Golf umbrellas, transparent or otherwise, strike me as more trouble than they’re worth, but some people like them. If you forget to take yours on a golf trip to Scotland or Ireland, you can usually find one or two inside-out ones in the trashcan on the second tee of whatever course you’re playing in the rain.

A golf bag that’s also a chair, from 1958. The ad says it’s lightweight, but to me it looks heavy enough to make itself necessary. Could that be Mr. Moreland himself?

This is similar to Stanley’s eBay club carrier, though probably more useful as a weapon. Is that Sam Snead in the photo on the right?

The Sit-n-Rest, from 1959, combines the best (as well as the worst) features of the previous two items. Note the four-club head cover in the bottom right hand corner. Order now!

More Holiday Gift Ideas for Golfers

Every year, my secret Christmas wish is “Please don’t buy me golf balls from the big sale display at Dick’s.” Instead of those, how about something from the pages of Golf Digest fifty years ago:

These glasses are from 1958. They wouldn’t do me any good, because I play better with distractions, but I can think of guys they might help. If you could move the side shields to the top, they would be useful in the rain. (Tip: the best way to dry your glasses is with the fingers of your cotton rain gloves, which work almost as well as a chamois.)
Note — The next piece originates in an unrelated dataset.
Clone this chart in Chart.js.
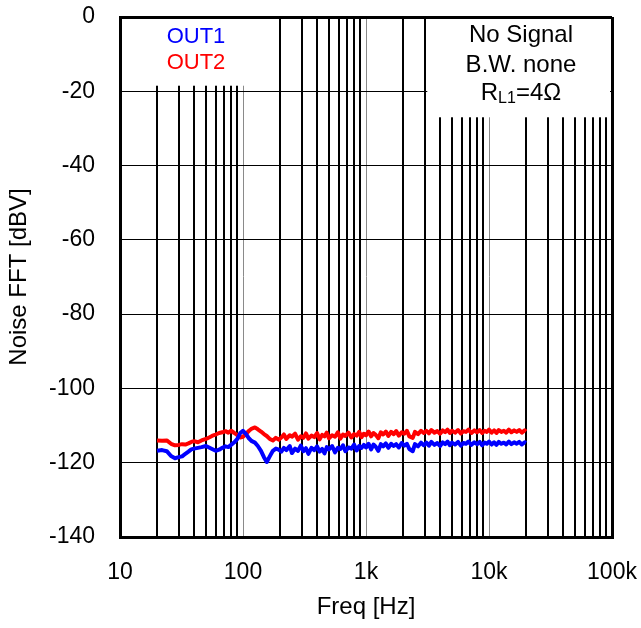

Did the pros really heat their balls in 1961, when this advertisement ran? Whether they did or not, is it legal today? If so, Zippo makes a gizmo that looks a lot like the Jon-E Warmer. (You can buy one here.) Gary, our superintendent, usually brings hand-warmers for everyone when we play in the winter. I don’t really care for them, although I did once play while wearing a back warmer. Note the handy “odd” and “even” designations, to prevent confusion on the tee.

This Creature-form-the-Black-Lagoon glove is also from 1961, and also possibly illegal. The digital cluster on the right looks as though it’s about to divide into separate fingers—including, possibly, a sixth one.

Is this the sort of thing Lance Armstrong was doing? Also: why the emphasis on the twelfth hole?

This device, from 1961, might actually be a partial solution to the dirty-pocket-rim problem, which I complained about over the summer. Maybe add a tee bandoleer and some magnetic ball markers?

Still baffled about what to give (or ask for)? More soon.

Five Holiday Gift Ideas for Golfers

It’s never too early to start shopping for the golfer in your family. These gift ideas are from the pages of Golf Digest in the late 1950s and early 1960s:

This item is from 1957, when golf, cocktail-drinking, and home refrigeration were all ascendant in the United States. U.S. Royal was a trade name of the United States Rubber Company, which renamed itself Uniroyal in 1961. It no longer makes golf balls, although it may still make ice trays.

The reflective metallic golf hat, also from 1957, is an idea that never caught on, for unknown reasons. The hat was probably most useful in match play, since by standing in the right place and tilting your head you could temporarily blind your opponent. The logo notwithstanding, I don’t think anyone ever wore one in the Masters.

Wehrmacht surplus? Somebody must have bought a load of these, because they were advertised all over, and not just in golf publications. This ad is from 1960. Hats like this are still available, although they’re of interest mainly to Third Reich fetishists.

Also from 1960. Golf ball repair is a concept that doesn’t really exist anymore.

This ad is from 1958, but versions of it ran for several years. The price is per week, not per night, and it includes room, golf, meals, tips, and just about everything else. (Dove hunting may have been extra.) Today, you’d pay almost as much at Pinehurst for a dozen Pro V1s.

Don’t see anything you want? More gift ideas soon.